In "Theses on Feuerbach," Marx argues against an overly simplistic conception of humans and society, claiming that the essence of humanity is not an "abstraction inherent in each single individual" (for instance, something like Feuerbach's "religious sentiment" which is imagined to be contained in each human individual). Instead, he says the human essence is "the ensemble of the social relations."
And the two concluding theses in Marx's piece are as follows:
10) "The standpoint of the old materialism is civil society, the standpoint of the new is human society or social humanity."
11) "The philosophers have only interpreted the world, in various ways; the point is to change it."
Marx is asking us to get away from a picture of human society that imagines a bunch of isolated, atomic individuals that are assembled together in a thing we call civil society, and instead look at the big picture, and change the terms we use, toward the aim of making the world a better place to live.

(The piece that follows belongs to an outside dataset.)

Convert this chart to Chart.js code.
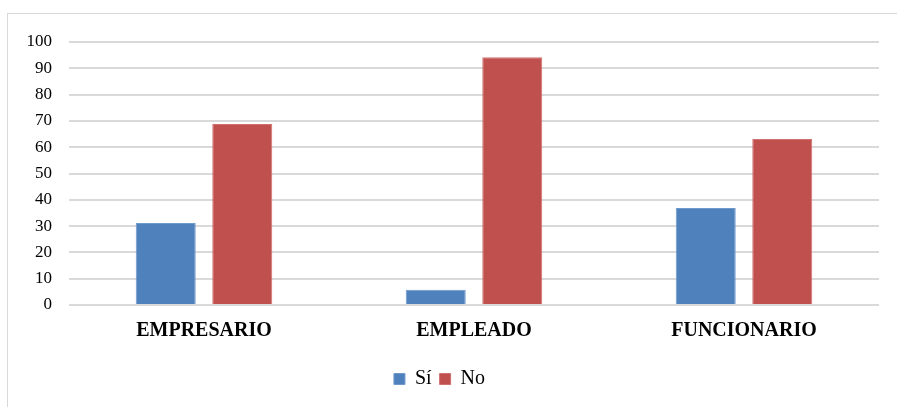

This sounds to me like some of what Latour is saying in "A Plea for Earthly Sciences," which I won't go into too much detail about here since I did in my precis just below a few minutes ago. But although the details are different, it seems the basic gist is the same: We've been thinking of humans and society in terms that are too simplistic, and this has resulted in ineffective social science in the face of global problems. We need better tools for making the world better.
So what's with Latour's beef with Marx? In "A Plea for Earthly Science," Latour actually calls Marx out for being himself too simple:
"How ridiculously timid does Karl Marx’s preoccupation with the mere 'appropriation of means of production' seem, when compared against the total metamorphosis of the entire means of production necessary to soon adjust nine Billion people on a livable planet Earth?"
Latour seems to say that Marx was one of these social scientists who were guilty of the oversimplification of the social that has been a major flaw in the tradition of the social sciences -- the sin of not taking enough into account and viewing the "social" as a realm unto itself.
So it seems like there is a progression here, from Marx saying that we need to not think of individuals as isolated, but the social as a whole is its own thing, to Latour saying that we need to not think of the social as an isolated thing either, but that we need to think of all of the things, together, as the varied assembly of all of the things!
Boom. Wait, what? Where then do we go from here? Is there anywhere else to go? What is there, besides: All of the things. Together. In various ways. ??